Publié le 19 mars 2009 par Rob Gordon

La fille du RER

Un Téchiné est toujours un évènement, tant le cinéaste a su, film après film, trouver l'équilibre souvent parfait entre réalisme, intime et romanesque. Comme ses oeuvres précédentes, La fille du RER se situe à la croisée de ces genres, rappelant plus particulièrement le style des magnifiques Témoins. La comparaison s'arrête là : si Les témoins était un drame puissant, foudroyant, abouti sur la prise de conscience accompagnant la montée du SIDA, La fille du RER échoue en partie dans sa tentative d'exploiter un fait divers assez sordide. L'histoire de cette fausse agression antisémite avait inspiré une pièce de théâtre à Jean-Marie Besset, et c'est sur ce matériau que se sont basés Téchiné et Odile Barski (fidèle de Chabrol) pour écrire le scénario.
Justement, dans sa thématique comme dans son ambiance, le film sent parfois plus le Chabrol que le Téchiné. D'abord dans l'utilisation de la musique et de quelques effets vraisemblablement destinés à montrer le RER comme un lieu de danger, un décor de film noir. Or on n'est pas dans un polar, et ces partis pris sonnent comme une manipulation de la réalité, un chantage à l'émotion fort inhabituel chez le metteur en scène. Ensuite dans le déséquilibre de la construction, qui fait qu'un chapitre (nommé "Les circonstances") soit deux fois plus long que l'autre ("Les conséquences"), alors que ce dernier aurait dû être être au centre du film. Même si ce n'est sans doute pas là son but, Téchiné donne l'impression de perdre plus d'une heure à introduire ses personnages (dont quelques-uns semblent bien inutiles) et à trouver des circonstances atténuantes à son héroïne, avant d'expédier les conclusions de l'affaire, c'est-à-dire le battage médiatique, l'indignation des proches et des autres, et la façon dont la jeune femme tente de ne pas perdre la face. On ne saisit pas les intentions, pas plus qu'on ne comprend au final ce qui a pu intéresser les auteurs du script.

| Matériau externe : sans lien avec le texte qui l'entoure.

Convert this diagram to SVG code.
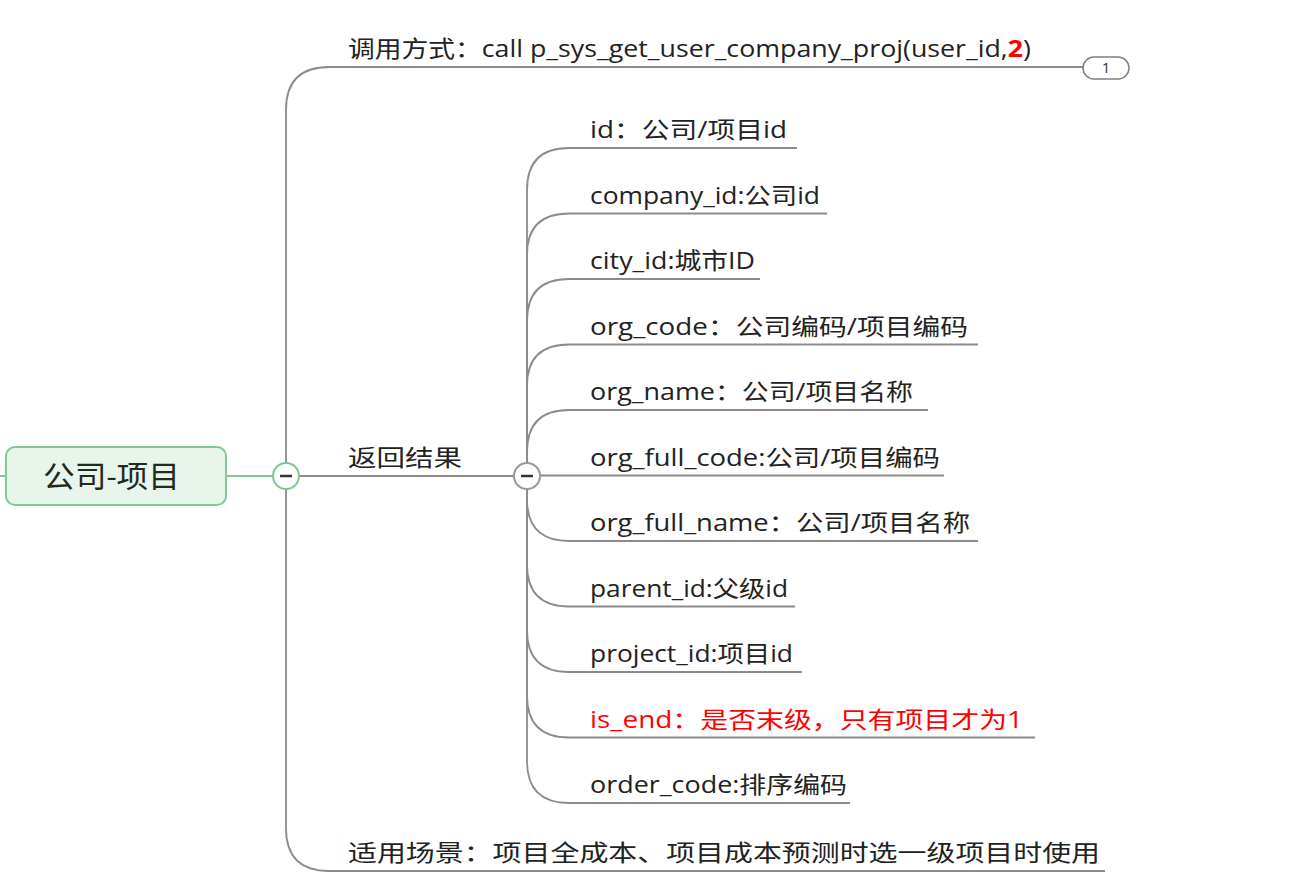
<svg xmlns="http://www.w3.org/2000/svg" width="1292" height="892" viewBox="0 0 1292 892">
<defs>
<style>
.t{font-family:"Open Sans","Noto Sans CJK SC",sans-serif;font-size:23px;fill:#222}
.red{fill:#ff0000}
.c{fill:none;stroke:#8c8c8c;stroke-width:1.8}
.g{fill:none;stroke:#7fc792;stroke-width:2}
</style>
</defs>
<rect width="1292" height="892" fill="#fff"/>
<g id="connectors">
<line class="g" x1="0" y1="476" x2="6" y2="476"/>
<line class="g" x1="226" y1="476" x2="274" y2="476"/>
<path class="c" d="M286,476 V110 Q286,67 329,67 H1083"/>
<path class="c" d="M299,476 H514"/>
<path class="c" d="M286,476 V828 Q286,871 329,871 H1105"/>
<path class="c" d="M527,476 V190 Q527,148 569,148 H797"/>
<path class="c" d="M527,476 V255 Q527,213.5 569,213.5 H827"/>
<path class="c" d="M527,476 V321 Q527,279 569,279 H760"/>
<path class="c" d="M527,476 V386 Q527,344.5 569,344.5 H978"/>
<path class="c" d="M527,476 V452 Q527,410 569,410 H928"/>
<path class="c" d="M540,475.5 H944"/>
<path class="c" d="M527,476 V499 Q527,541 569,541 H978"/>
<path class="c" d="M527,476 V564.5 Q527,606.5 569,606.5 H795"/>
<path class="c" d="M527,476 V630 Q527,672 569,672 H802"/>
<path class="c" d="M527,476 V695.5 Q527,737.5 569,737.5 H1035"/>
<path class="c" d="M527,476 V761 Q527,803 569,803 H850"/>
</g>
<g id="root">
<rect x="6" y="447" width="220" height="58" rx="9" fill="#e9f4eb" stroke="#80c994" stroke-width="2"/>
<text class="t" x="43" y="487" font-size="30" textLength="137" lengthAdjust="spacingAndGlyphs" style="font-size:30px;fill:#1e2a22">公司-项目</text>
</g>
<g id="root-toggle">
<circle cx="286" cy="476" r="13" fill="#fff" stroke="#7fc792" stroke-width="2"/>
<line x1="280" y1="476" x2="292" y2="476" stroke="#333" stroke-width="2.5"/>
</g>
<g id="call">
<text class="t" x="348" y="57" textLength="683" lengthAdjust="spacingAndGlyphs">调用方式：call p_sys_get_user_company_proj(user_id,<tspan class="red" font-weight="bold">2</tspan>)</text>
<rect x="1083" y="57" width="46" height="22" rx="11" fill="#fff" stroke="#808080" stroke-width="1.5"/>
<text x="1106" y="73" text-anchor="middle" style="font-family:'Open Sans',sans-serif;font-size:15px;fill:#333">1</text>
</g>
<g id="result">
<text class="t" x="348" y="466" textLength="114" lengthAdjust="spacingAndGlyphs">返回结果</text>
</g>
<g id="result-toggle">
<circle cx="527" cy="476" r="13" fill="#fff" stroke="#999" stroke-width="2"/>
<line x1="521" y1="476" x2="533" y2="476" stroke="#333" stroke-width="2.5"/>
</g>
<g id="scene">
<text class="t" x="348" y="861" textLength="752" lengthAdjust="spacingAndGlyphs">适用场景：项目全成本、项目成本预测时选一级项目时使用</text>
</g>
<g id="f-id"><text class="t" x="590" y="138" textLength="197" lengthAdjust="spacingAndGlyphs">id：公司/项目id</text></g>
<g id="f-company"><text class="t" x="590" y="203.5" textLength="230" lengthAdjust="spacingAndGlyphs">company_id:公司id</text></g>
<g id="f-city"><text class="t" x="590" y="269" textLength="165" lengthAdjust="spacingAndGlyphs">city_id:城市ID</text></g>
<g id="f-orgcode"><text class="t" x="590" y="334.5" textLength="378" lengthAdjust="spacingAndGlyphs">org_code：公司编码/项目编码</text></g>
<g id="f-orgname"><text class="t" x="590" y="400" textLength="323" lengthAdjust="spacingAndGlyphs">org_name：公司/项目名称</text></g>
<g id="f-orgfullcode"><text class="t" x="590" y="465.5" textLength="350" lengthAdjust="spacingAndGlyphs">org_full_code:公司/项目编码</text></g>
<g id="f-orgfullname"><text class="t" x="590" y="531" textLength="380" lengthAdjust="spacingAndGlyphs">org_full_name：公司/项目名称</text></g>
<g id="f-parent"><text class="t" x="590" y="596.5" textLength="198" lengthAdjust="spacingAndGlyphs">parent_id:父级id</text></g>
<g id="f-project"><text class="t" x="590" y="662" textLength="203" lengthAdjust="spacingAndGlyphs">project_id:项目id</text></g>
<g id="f-isend"><text class="t red" x="590" y="727.5" textLength="433" lengthAdjust="spacingAndGlyphs">is_end：是否末级，只有项目才为1</text></g>
<g id="f-order"><text class="t" x="590" y="793" textLength="257" lengthAdjust="spacingAndGlyphs">order_code:排序编码</text></g>
</svg>
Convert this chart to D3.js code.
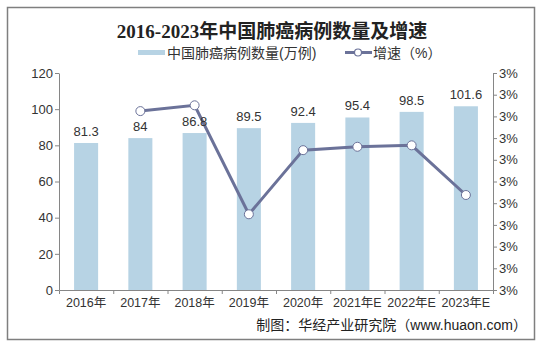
<!DOCTYPE html>
<html><head><meta charset="utf-8">
<script src="https://cdn.jsdelivr.net/npm/d3@7"></script>
<style>
html,body{margin:0;padding:0;background:#fff;}
svg{display:block;font-family:Arial,"Liberation Sans","Noto Sans CJK SC",sans-serif;}
</style></head><body>
<svg id="c" width="544" height="348"></svg>
<script>
const categories = ["2016年","2017年","2018年","2019年","2020年","2021年E","2022年E","2023年E"];
const cases = [81.3, 84, 86.8, 89.5, 92.4, 95.4, 98.5, 101.6];
const growth = [null, 3.321, 3.333, 3.107, 3.240, 3.247, 3.250, 3.147];
const leftTicks = [0, 20, 40, 60, 80, 100, 120];
const rightTickCount = 10;

const svg = d3.select("#c");
svg.append("rect").attr("x",7.5).attr("y",7.5).attr("width",527).attr("height",332)
  .attr("fill","#fff").attr("stroke","#7f7f7f").attr("stroke-width",1.5);

const L=59, R=493, T=73, B=290;
const x = d3.scaleBand().domain(categories).range([L,R]).paddingInner(0.557).paddingOuter(0.278);
const y = d3.scaleLinear().domain([0,120]).range([B,T]);
const y2 = d3.scaleLinear().domain([2.95,3.40]).range([B,T]);

// title
svg.append("text").attr("x",272).attr("y",38).attr("text-anchor","middle")
  .attr("font-family","'Liberation Serif','Noto Sans CJK SC',serif").attr("font-weight","bold")
  .attr("font-size",19).attr("fill","#222").text("2016-2023年中国肺癌病例数量及增速");

// legend
const lg = svg.append("g");
lg.append("rect").attr("x",138).attr("y",50).attr("width",27).attr("height",5).attr("fill","#b7d3e4");
lg.append("text").attr("x",167).attr("y",57.5).attr("font-size",14).attr("fill","#333").text("中国肺癌病例数量(万例)");
lg.append("line").attr("x1",345).attr("x2",372).attr("y1",52.5).attr("y2",52.5).attr("stroke","#6b7299").attr("stroke-width",3);
lg.append("circle").attr("cx",358).attr("cy",52.5).attr("r",3.5).attr("fill","#fff").attr("stroke","#6b7299").attr("stroke-width",1.2);
lg.append("text").attr("x",373).attr("y",57.5).attr("font-size",14).attr("fill","#333").text("增速（%）");

// bars
svg.append("g").selectAll("rect").data(cases).join("rect")
  .attr("x",(d,i)=>x(categories[i])).attr("width",x.bandwidth())
  .attr("y",d=>y(d)).attr("height",d=>B-y(d)).attr("fill","#b7d3e4");

// axes
const axL = svg.append("g").attr("transform",`translate(${L},0)`)
  .call(d3.axisLeft(y).tickValues(leftTicks).tickSize(4).tickSizeOuter(0));
const ticks2 = d3.range(rightTickCount+1).map(i=>2.95+i*0.045);
const axR = svg.append("g").attr("transform",`translate(${R},0)`)
  .call(d3.axisRight(y2).tickValues(ticks2).tickSize(4).tickSizeOuter(0).tickFormat(d=>Math.round(d)+"%"));
const xb = d3.scaleLinear().domain([0,categories.length]).range([L,R]);
const axB = svg.append("g").attr("transform",`translate(0,${B})`)
  .call(d3.axisBottom(xb).tickValues(d3.range(categories.length+1)).tickSize(4).tickFormat(""));
axB.selectAll(".tick").filter(d=>d===0||d===categories.length).remove();
[axL,axR,axB].forEach(a=>{
  a.select(".domain").attr("stroke","#868686");
  a.selectAll(".tick line").attr("stroke","#868686");
  a.selectAll(".tick text").attr("font-size",13).attr("fill","#333").attr("font-family","Arial,'Liberation Sans',sans-serif");
});
axL.selectAll(".tick text").attr("x",-6);
axR.selectAll(".tick text").attr("x",6);

svg.append("g").selectAll("text").data(categories).join("text")
  .attr("x",d=>x(d)+x.bandwidth()/2).attr("y",307).attr("text-anchor","middle")
  .attr("font-size",12.5).attr("fill","#333").text(d=>d);

// line
const pts = growth.map((g,i)=>({g,c:categories[i]})).filter(p=>p.g!==null);
const line = d3.line().x(p=>x(p.c)+x.bandwidth()/2).y(p=>y2(p.g));
svg.append("path").datum(pts).attr("d",line).attr("fill","none").attr("stroke","#6b7299").attr("stroke-width",3);
svg.append("g").selectAll("circle").data(pts).join("circle")
  .attr("cx",p=>x(p.c)+x.bandwidth()/2).attr("cy",p=>y2(p.g)).attr("r",4.5)
  .attr("fill","#fff").attr("stroke","#6b7299").attr("stroke-width",1);

// data labels
svg.append("g").selectAll("text").data(cases).join("text")
  .attr("x",(d,i)=>x(categories[i])+x.bandwidth()/2).attr("y",d=>y(d)-7)
  .attr("text-anchor","middle").attr("font-size",13).attr("fill","#333").text(d=>d);

// source
svg.append("text").attr("x",527).attr("y",330).attr("text-anchor","end").attr("font-size",14)
  .attr("fill","#222").text("制图：华经产业研究院（www.huaon.com）");
</script>
</body></html>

Semblant passer à côté de son sujet comme de ses personnages (qu'on quitte comme on les avait rencontrés, sans passion), Téchiné évite pourtant le naufrage par la grâce d'une mise en scène souvent juste (sauf dans les moments cités plus haut, qui se font de plus en plus rares à mesure que le temps passe) et d'une direction d'acteurs évidemment éblouissante. Emilie Dequenne est extrêmement troublante, préférant à la noirceur une normalité laissant bien plus perplexe. Face à elle, Nicolas Duvauchelle évolue dans un registre plus attendu, mais il joue les petits durs avec une force de persuasion intacte. Les autres ne sont pas mal non plus, et parviennent épisodiquement à faire exister des personnages pourtant bien fantomatiques. Si un mauvais Téchiné reste un film fréquentable, on espère voir le grand Dédé nous revenir dès son prochain long-métrage, dont on attend plus d'épaisseur, de rigueur et d'élan.